You may set up a trust with high hopes that it will benefit your family, but some trust creators make a crucial mistake. They create a trust but neglect to fund it. As a result, the trust is not able to provide loved ones with an inheritance because the trust contains nothing to transfer to heirs.
According to Kiplinger, you should make sure your trust actually contains the assets that you want it to have. If you want your trust to convey properties or accounts to your children, you may have to take specific actions to transfer ownership of those assets to the trust.
Title your trust as a property owner
You may own a vacation home or a rental property that you want to pass to your children. You should title your real estate in the name of your trust. You may confirm if your trust owns your residence by checking the deed. Keep in mind that if you refinance a property, your bank may require you to take off the trust name for the purposes of financing the home. You might have to title your trust as the property owner again once the refinancing is complete.

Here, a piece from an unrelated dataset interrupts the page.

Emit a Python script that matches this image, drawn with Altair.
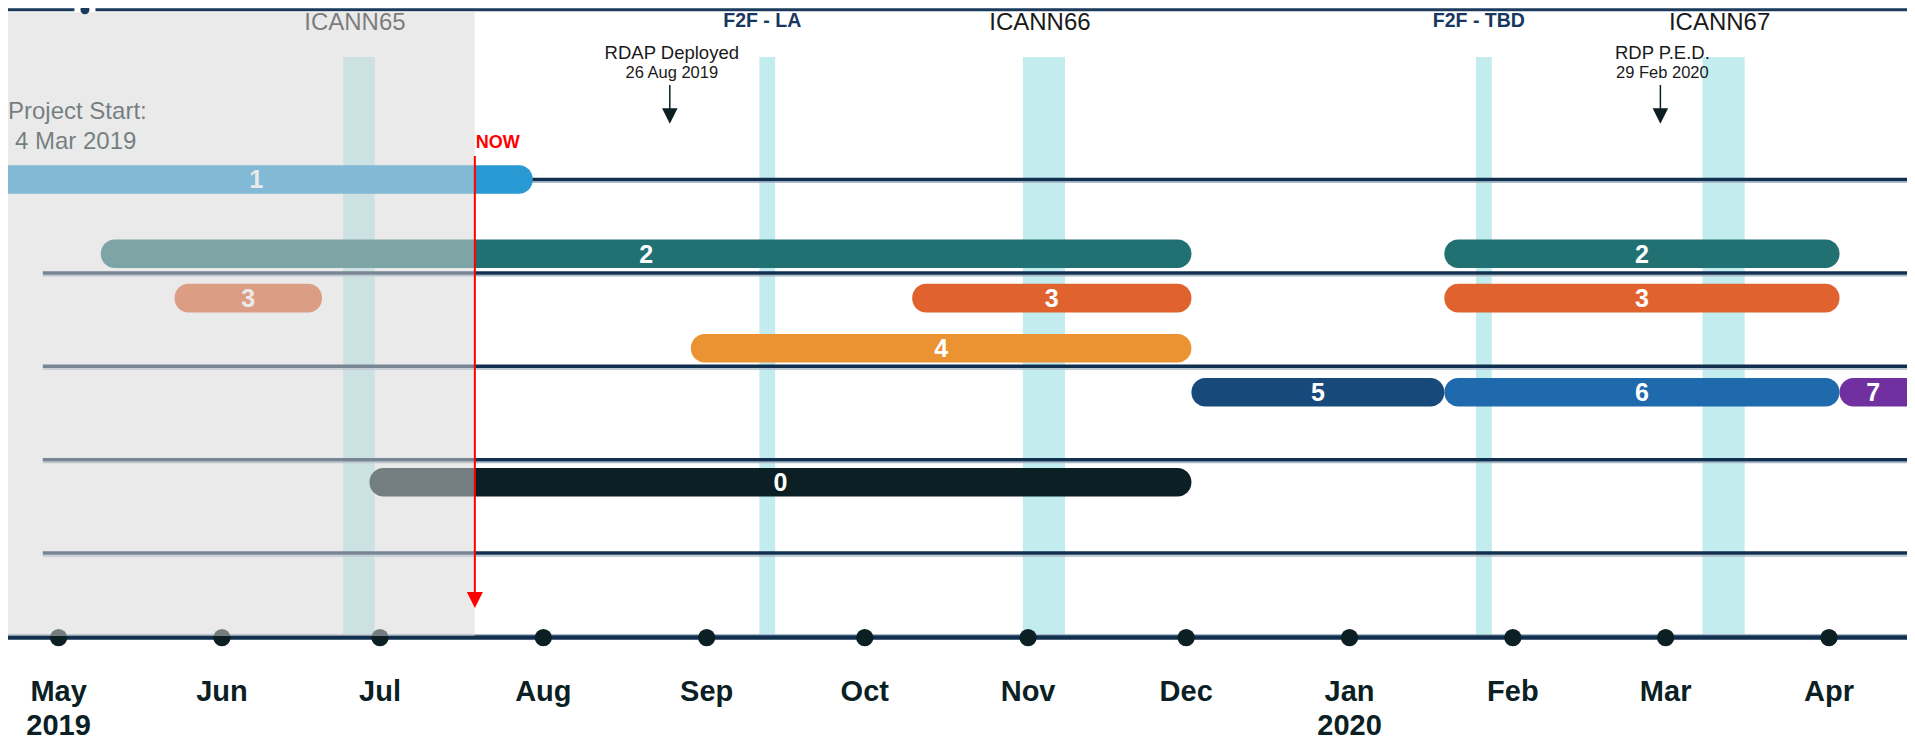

Make your trust a beneficiary
If you want your life insurance policy to benefit your children through your trust, check the beneficiary designation. You can name your trust as either a primary or contingent beneficiary. Go over your other accounts to see if naming your trust as a beneficiary fits your priorities, as you may want your insurance or pension to directly pay to your children.
You can also make your trust a beneficiary of your IRA or retirement plans, but be aware of possible tax consequences for doing so. This might still be a beneficial option because diverting retirement money to a trust can prevent creditors from claiming it or protect the money from spendthrift heirs.
List your trust as an account owner
You can also have your trust control money from bank or investment accounts that are not part of retirement or IRA plans. To do so, you must list your trust as the owner of these accounts. You may achieve a switch of owners by contacting your financial institutions. Double check your account statements to verify the change in owners.